Nel mio precedente articolo, “Mattarella, un amico delle Madonie, al vertice della Repubblica”, proprio sul blog di Madonielive, lungi dal pensare alla sua rielezione, argomentavo sulla maniera impropria di confrontarsi dei parlamentari, denominati per l’occasione come “grandi elettori”, chiamati ad eleggere in nuovo Capo dello Stato al posto dell’uscente Sergio Mattarella per l’appunto.

Purtroppo il parlare che si stava facendo nei mass media sulla prossima elezione era del tutto fuorviante. In assenza di partiti ideologicamente fondati e strutturati democraticamente, si trattava – sottolineavo – di un monotono discettare degno della peggiore sofistica: non di un confronto tra idee legate a una fede profonda e convinta su un quadro di valori largamente condivisi, ma piuttosto di uno stancante battibecco tra i presunti pregi e difetti di questo o quel leader politico, senza un vero appiglio alle ragioni di fondo della scelta,  con l’unico intento di soppiantare – anche contro la verità dei fatti – la tesi avversaria.

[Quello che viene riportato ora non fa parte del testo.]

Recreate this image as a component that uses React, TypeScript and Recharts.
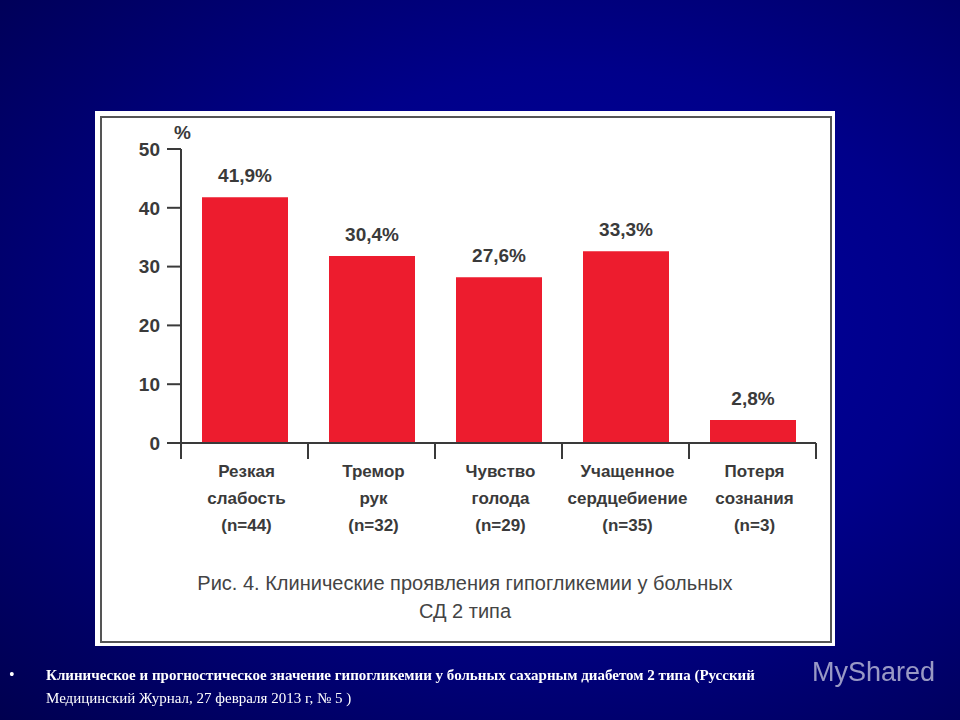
import { BarChart, Bar, XAxis, YAxis, LabelList } from "recharts";

const categories = [
  ["Резкая", "слабость", "(n=44)"],
  ["Тремор", "рук", "(n=32)"],
  ["Чувство", "голода", "(n=29)"],
  ["Учащенное", "сердцебиение", "(n=35)"],
  ["Потеря", "сознания", "(n=3)"],
];
// bar heights as drawn in the figure, they differ a bit from the printed labels
const barHeights = [41.8, 31.8, 28.2, 32.6, 3.9];
const barLabels = ["41,9%", "30,4%", "27,6%", "33,3%", "2,8%"];
const yTicks = [0, 10, 20, 30, 40, 50];
const caption = [
  "Рис. 4. Клинические проявления гипогликемии у больных",
  "СД 2 типа",
];
const footerBold = "Клиническое и прогностическое значение гипогликемии у больных сахарным диабетом 2 типа (Русский";
const footerPlain = "Медицинский Журнал, 27 февраля 2013 г, № 5 )";

const data = categories.map((lines, i) => ({
  key: String(i),
  lines,
  value: barHeights[i],
  label: barLabels[i],
}));

const INK = "#3a3a3a";
const SANS = "'Liberation Sans', Arial, sans-serif";
const SERIF = "'Liberation Serif', 'Times New Roman', serif";
const HALF_BAND = 63.5;

function CategoryTick({ x, y, index }: any) {
  const lines = categories[index];
  return (
    <g>
      <line x1={x - HALF_BAND} x2={x - HALF_BAND} y1={y - 8} y2={y + 8} stroke={INK} strokeWidth={2} />
      {index === categories.length - 1 && (
        <line x1={x + HALF_BAND} x2={x + HALF_BAND} y1={y - 8} y2={y + 8} stroke={INK} strokeWidth={2} />
      )}
      {lines.map((line: string, i: number) => (
        <text
          key={line}
          x={x + 2}
          y={y + 26 + i * 27}
          textAnchor="middle"
          fontFamily={SANS}
          fontWeight="bold"
          fontSize={17}
          fill={INK}
        >
          {line}
        </text>
      ))}
    </g>
  );
}

export default function App() {
  return (
    <div
      style={{
        position: "fixed",
        top: 0,
        left: 0,
        width: 960,
        height: 720,
        overflow: "hidden",
        background: "radial-gradient(ellipse at 60% 45%, #0000a0 0%, #00008a 45%, #000050 100%)",
      }}
    >
      <div style={{ position: "absolute", left: 95, top: 111, width: 740, height: 535, background: "#fff" }} />
      <div
        style={{
          position: "absolute",
          left: 100,
          top: 116,
          width: 728,
          height: 523,
          border: "2px solid #555",
        }}
      />
      <div style={{ position: "absolute" }}>
        <BarChart
          width={960}
          height={720}
          data={data}
          margin={{ top: 149, right: 144, bottom: 0, left: 0 }}
          barCategoryGap={0}
        >
          <XAxis
            dataKey="key"
            height={277}
            interval={0}
            axisLine={{ stroke: INK, strokeWidth: 2 }}
            tickLine={false}
            tick={<CategoryTick />}
          />
          <YAxis
            width={181}
            domain={[0, 50]}
            ticks={yTicks}
            tickSize={14}
            tickMargin={7}
            axisLine={{ stroke: INK, strokeWidth: 2 }}
            tickLine={{ stroke: INK, strokeWidth: 2 }}
            tick={{ fill: INK, fontFamily: SANS, fontWeight: "bold", fontSize: 19 }}
          />
          <Bar dataKey="value" fill="#ed1c2e" barSize={86} isAnimationActive={false}>
            <LabelList
              dataKey="label"
              position="top"
              offset={15}
              fill={INK}
              fontFamily={SANS}
              fontWeight="bold"
              fontSize={19}
            />
          </Bar>
        </BarChart>
      </div>
      <div
        style={{
          position: "absolute",
          left: 174,
          top: 122,
          fontFamily: SANS,
          fontWeight: "bold",
          fontSize: 19,
          color: INK,
        }}
      >
        %
      </div>
      {caption.map((line, i) => (
        <div
          key={line}
          style={{
            position: "absolute",
            left: 95,
            width: 740,
            top: 572 + i * 28,
            textAlign: "center",
            fontFamily: SANS,
            fontSize: 20,
            color: "#444",
            whiteSpace: "nowrap",
          }}
        >
          {line}
        </div>
      ))}
      <div style={{ position: "absolute", left: 9, top: 666, color: "#fff", fontFamily: SERIF, fontSize: 16 }}>•</div>
      <div
        style={{
          position: "absolute",
          left: 46,
          top: 667,
          color: "#fff",
          fontFamily: SERIF,
          fontWeight: "bold",
          fontSize: 15,
          whiteSpace: "nowrap",
        }}
      >
        {footerBold}
      </div>
      <div
        style={{
          position: "absolute",
          left: 46,
          top: 690,
          color: "#fff",
          fontFamily: SERIF,
          fontSize: 15,
          whiteSpace: "nowrap",
        }}
      >
        {footerPlain}
      </div>
      <div
        style={{
          position: "absolute",
          left: 812,
          top: 657,
          color: "rgba(255,255,255,0.6)",
          fontFamily: SANS,
          fontSize: 27,
          whiteSpace: "nowrap",
        }}
      >
        MyShared
      </div>
    </div>
  );
}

Chi si è preoccupato, per esempio, di illustrare ai cittadini le funzioni  del Presidente della Repubblica, di cui all’articolo 87 della Carta costituzionale, riguardo alle quali egli dovrebbe avere in sommo grado le qualità per adempierle con  disciplina ed onore, come prescrive l’articolo 54?

Ci voleva la rielezione di Sergio Mattarella perché se ne parlasse, dato che esse sono implicitamente, ma abbastanza chiaramente e compiutamente, rappresentate, con le responsabilità che esse assegnano, e non soltanto al capo dello stato, nel suo discorso d’investitura “sobrio, alto e impeccabile”- come lo definisce Francesco Bei su Repubblica -.

Un discorso, il suo,  che merita di essere letto e onestamente commentato in tutte le scuole d’Italia. Perché – a nostro avviso – è proprio nella trascuratezza con cui viene (non da tutti ovviamente) valorizzata l’educazione civica nella didattica la causa prima di un distacco sempre più marcato tra classe politica e società civile, da cui discendono – come sono discesi nel caso in argomento – la lotta all’interno della prima per la conquista del potere carpita senza scrupoli, nonché lo sconcerto della seconda di fronte a spettacoli da “opera dei pupi”, che disamorano gli adulti e fanno perdere ai giovani la speranza di un avvenire congruo alle loro legittime aspettative.

Quello che ci è toccato di leggere nelle posizioni contrapposte è stato, infatti, il calcolo di ciò che in una ipotesi o nell’altra potesse convenire al proprio tornaconto, senza badare affatto all’incompatibilità di certi trascorsi delle persone indicate, dall’una o dall’altra parte dello schieramento assembleare, con la carica in assegnazione, quali potevano essere conflitti di interessi ostativi all’esercizio della più alta carica della Repubblica nell’interesse generale, in politica interna come in politica estera, nonché nell’assicurare la indipendenza e l’autonomia tra i poteri dello Stato come tali configurati.

Benché lui avesse in più occasioni sottolineato la fine del suo mandato alla scadenza naturale e lo avesse fatto esternando anche la ferma convinzione sulla opportunità di evitare la rieleggibilità del capo dello stato nel nostro ordinamento istituzionale, tuttavia il suo nome continuava a circolare tra quelli dei probabili candidati. Anche se era chiaro che tra quelli che lo tiravano in ballo in vista di un presunto bene per l’Italia con la permanenza dell’attuale Presidente del Consiglio a capo del Governo, ce ne erano certamente di quelli che nascondevano, dietro questa proposta, un interesse di parte volto a ridimensionare l’influenza dell’una o dell’altra delle due personalità sui propri piani strategici.

Fortunatamente, però, il Parlamento stavolta ha rivendicato la propria preminenza sui giochi tattici dei capi politici, confermando di fatto un’idea largamente condivisa sulla presidenza di Sergio Mattarella quale modello per le generazioni future e, nell’immediato, come esempio per trovare un accordo sull’elezione del suo successore.  E salvando così anche il proprio insostituibile ruolo di rappresentante della sovranità popolare nell’esercizio del potere dello Stato.